Book #10: Coal: A Human History by Barbara Freese

Coal: A Human History

Product Details


  • Paperback: 320 pages
  • Publisher: Penguin Books (January 27, 2004)
  • Language: English
  • ISBN-10: 0142000981
  • ISBN-13: 978-0142000984

Professional Review from Publisher Weekly:

Coal has been both lauded for its efficiency as a heating fuel and maligned for the lung-wrenching black smoke it gives off. In her first book, Freese, an assistant attorney general of Minnesota (where she helps enforce environmental laws), offers an exquisite chronicle of the rise and fall of this bituminous black mineral. Both the Romans and the Chinese used coal ornamentally long before they discovered its flammable properties. Once its use as a heating source was discovered in early Roman Britain, coal replaced wood as Britain's primary energy source. The jet-black mineral spurred the Industrial Revolution and inspired the invention of the steam engine and the railway. Freese narrates the discovery of coal in the colonies, the development of the first U.S. coal town, Pittsburgh, and the history of coal in China. Despite its allure as a cheap and warm energy source, coal carries a high environmental cost. Burning it produces sulfur dioxide and carbon dioxide in such quantities that, during the Clinton administration, the EPA targeted coal-burning power plants as the single worst air polluters. Using EPA studies, Freese shows that coal emissions kill about 30,000 people a year, causing nearly as many deaths as traffic accidents and more than homicides and AIDS. The author 
contends that alternate energy sources must be found to ensure a healthier environment for future 
generations. Part history and part environmental argument, Freese's elegant book teaches an important lesson about the interdependence of humans and their natural environment both for good and ill throughout history.

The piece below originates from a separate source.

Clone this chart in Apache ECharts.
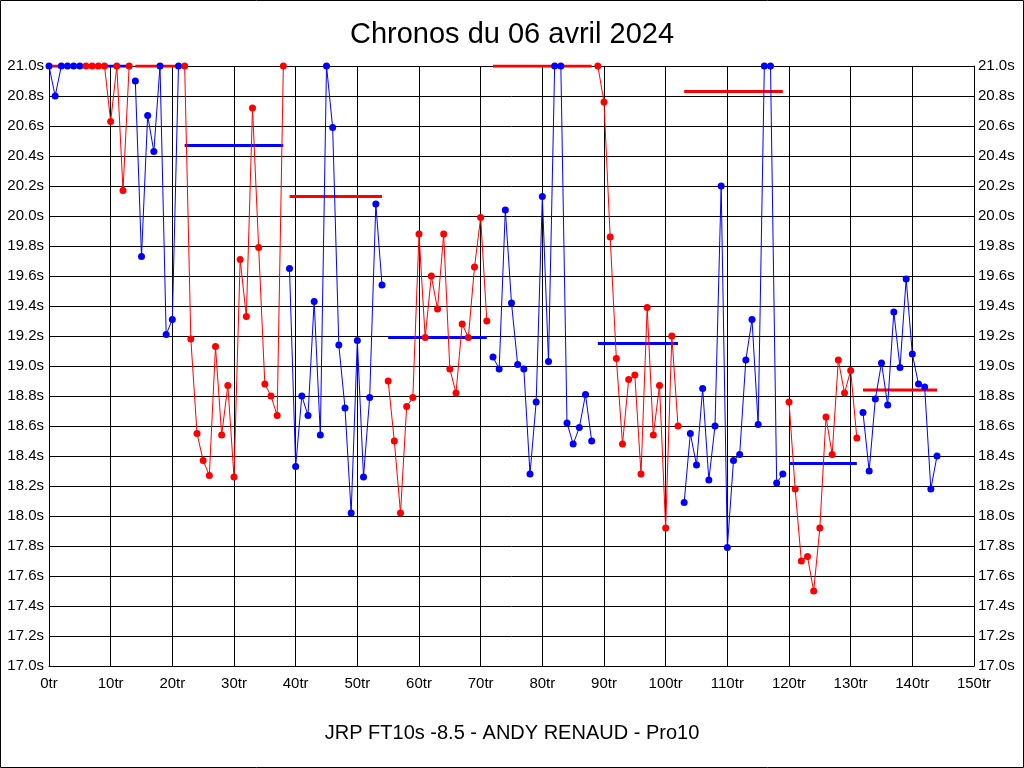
<!DOCTYPE html>
<html>
<head>
<meta charset="utf-8">
<script src="https://cdn.jsdelivr.net/npm/echarts@6/dist/echarts.min.js"></script>
<style>
html,body{margin:0;padding:0;background:#fff;}
#chart{width:1024px;height:768px;}
</style>
</head>
<body>
<div id="chart"></div>
<script>
// Lap times (seconds), lap index = array index (0..144)
var lapTimes = [
  21.0, 20.8, 21.0, 21.0, 21.0, 21.0, 21.0, 21.0, 21.0, 21.0,
  20.63, 21.0, 20.17, 21.0, 20.9, 19.73, 20.67, 20.43, 21.0, 19.21,
  19.31, 21.0, 21.0, 19.18, 18.55, 18.37, 18.27, 19.13, 18.54, 18.87,
  18.26, 19.71, 19.33, 20.72, 19.79, 18.88, 18.80, 18.67, 21.0, 19.65,
  18.33, 18.80, 18.67, 19.43, 18.54, 21.0, 20.59, 19.14, 18.72, 18.02,
  19.17, 18.26, 18.79, 20.08, 19.54, 18.90, 18.50, 18.02, 18.73, 18.79,
  19.88, 19.19, 19.60, 19.38, 19.88, 18.98, 18.82, 19.28, 19.19, 19.66,
  19.99, 19.30, 19.06, 18.98, 20.04, 19.42, 19.01, 18.98, 18.28, 18.76,
  20.13, 19.03, 21.0, 21.0, 18.62, 18.48, 18.59, 18.81, 18.50, 21.0,
  20.76, 19.86, 19.05, 18.48, 18.91, 18.94, 18.28, 19.39, 18.54, 18.87,
  17.92, 19.20, 18.60, 18.09, 18.55, 18.34, 18.85, 18.24, 18.60, 20.20,
  17.79, 18.37, 18.41, 19.04, 19.31, 18.61, 21.0, 21.0, 18.22, 18.28,
  18.76, 18.18, 17.70, 17.73, 17.50, 17.92, 18.66, 18.41, 19.04, 18.82,
  18.97, 18.52, 18.69, 18.30, 18.78, 19.02, 18.74, 19.36, 18.99, 19.58,
  19.08, 18.88, 18.86, 18.18, 18.40
];
// First lap of each colored run
var segmentStarts = [0, 6, 14, 22, 39, 55, 72, 89, 103, 120, 132];
var segmentColors = ['#0000FF', '#FF0000'];

// Reference (average) lines
var avgStart = [0, 9, 14, 22, 39, 55, 72, 89, 103, 120, 132];
var avgEnd   = [9, 13, 22, 38, 54, 71, 88, 102, 119, 131, 144];
var avgValue = [21.0, 21.0, 21.0, 20.47, 20.13, 19.19, 21.0, 19.15, 20.83, 18.35, 18.84];
var avgColors = ['#FF0000', '#0000FF'];

// Axis tick settings
var xMin = 0, xMax = 150, xStep = 10, xSuffix = 'tr';
var yMin = 17.0, yMax = 21.0, yStep = 0.2, ySuffix = 's';

var titleText = 'Chronos du 06 avril 2024';
var footerText = 'JRP FT10s -8.5 - ANDY RENAUD - Pro10';

var FONT = '"Liberation Sans", Arial, sans-serif';
var series = [];

avgStart.forEach(function (s, i) {
  series.push({
    type: 'line',
    data: [[s, avgValue[i]], [avgEnd[i], avgValue[i]]],
    symbol: 'none',
    lineStyle: { color: avgColors[i % 2], width: 3 },
    z: 2,
    silent: true,
    animation: false
  });
});

segmentStarts.forEach(function (start, k) {
  var end = (k + 1 < segmentStarts.length) ? segmentStarts[k + 1] - 1 : lapTimes.length - 1;
  var pts = [];
  for (var i = start; i <= end; i++) pts.push([i, lapTimes[i]]);
  var c = segmentColors[k % 2];
  series.push({
    type: 'line',
    data: pts,
    symbol: 'circle',
    symbolSize: 7,
    showAllSymbol: true,
    itemStyle: { color: c, borderWidth: 0 },
    lineStyle: { color: c, width: 1 },
    z: 3,
    animation: false
  });
});

var chart = echarts.init(document.getElementById('chart'), null, { renderer: 'canvas' });
var yAxisCommon = {
  type: 'value',
  min: yMin, max: yMax, interval: yStep,
  axisLine: { show: true, lineStyle: { color: '#000', width: 1 } },
  axisTick: { show: false },
  axisLabel: {
    color: '#000', fontSize: 15, fontFamily: FONT,
    formatter: function (v) { return v.toFixed(1) + ySuffix; }
  }
};
chart.setOption({
  backgroundColor: '#fff',
  animation: false,
  grid: { left: 49, top: 66, width: 925, height: 600, containLabel: false },
  xAxis: {
    type: 'value',
    min: xMin, max: xMax, interval: xStep,
    axisLine: { show: true, onZero: false, lineStyle: { color: '#000', width: 1 } },
    axisTick: { show: false },
    splitLine: { show: true, lineStyle: { color: '#000', width: 1 } },
    axisLabel: {
      color: '#000', fontSize: 15, fontFamily: FONT, margin: 10,
      formatter: function (v) { return v + xSuffix; }
    }
  },
  yAxis: [
    Object.assign({}, yAxisCommon, {
      position: 'left',
      splitLine: { show: true, lineStyle: { color: '#000', width: 1 } },
      axisLabel: Object.assign({}, yAxisCommon.axisLabel, { margin: 5 })
    }),
    Object.assign({}, yAxisCommon, {
      position: 'right',
      splitLine: { show: false },
      axisLabel: Object.assign({}, yAxisCommon.axisLabel, { margin: 4 })
    })
  ],
  graphic: [
    {
      type: 'rect', silent: true, z: 100,
      shape: { x: 0.5, y: 0.5, width: 1023, height: 767 },
      style: { fill: null, stroke: '#000', lineWidth: 1 }
    },
    {
      type: 'text', x: 512, y: 35, silent: true,
      style: { text: titleText, fill: '#000', font: '29px ' + FONT, textAlign: 'center', textVerticalAlign: 'middle' }
    },
    {
      type: 'text', x: 512, y: 733, silent: true,
      style: { text: footerText, fill: '#000', font: '20px ' + FONT, textAlign: 'center', textVerticalAlign: 'middle' }
    }
  ],
  series: series
});
</script>
</body>
</html>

Customer Review from Amazon.com: 

Freese's book is an excellent and engaging history of the history of coal and its relationship to the 
history of three nations: The United Kingdom, the United States, and China. She writes exceptionally fluidly, with, at once, broad sweeps and minute details that keep you both interetsed and informed. She also has a lovely dry sense of humor. Her chapter on Manchester, by the way, is excellent.
The book isn't academic (to her credit), but nor is it a vapid popular account. Instead, Freese has written a book that does the nearly impossible in that it is well-researched, historically accurate, 

engaging almost, but not, to the point of being chatty. I couldn't put it down. What it lacks, by way of 
an academic angle, is a discussion of what else had been written in the past about the history of coal, as well as a theoretical approach. This is hardly a criticism because that really isn't the intention of this book. In fact, believe the book would have suffered had she taken this approach.
I agree with another reviewer who suggested that Freese didn't know how to end the book--although I did find her discussion of alternatives to coal to be compelling. There are two typos in the book that evaded the copy editor, but otherwise this book is a small masterpiece. You will enjoy it.


In reading this book, the reader not only gets a complete history of coal, but also information and statistics concerning coal's impact on the environment.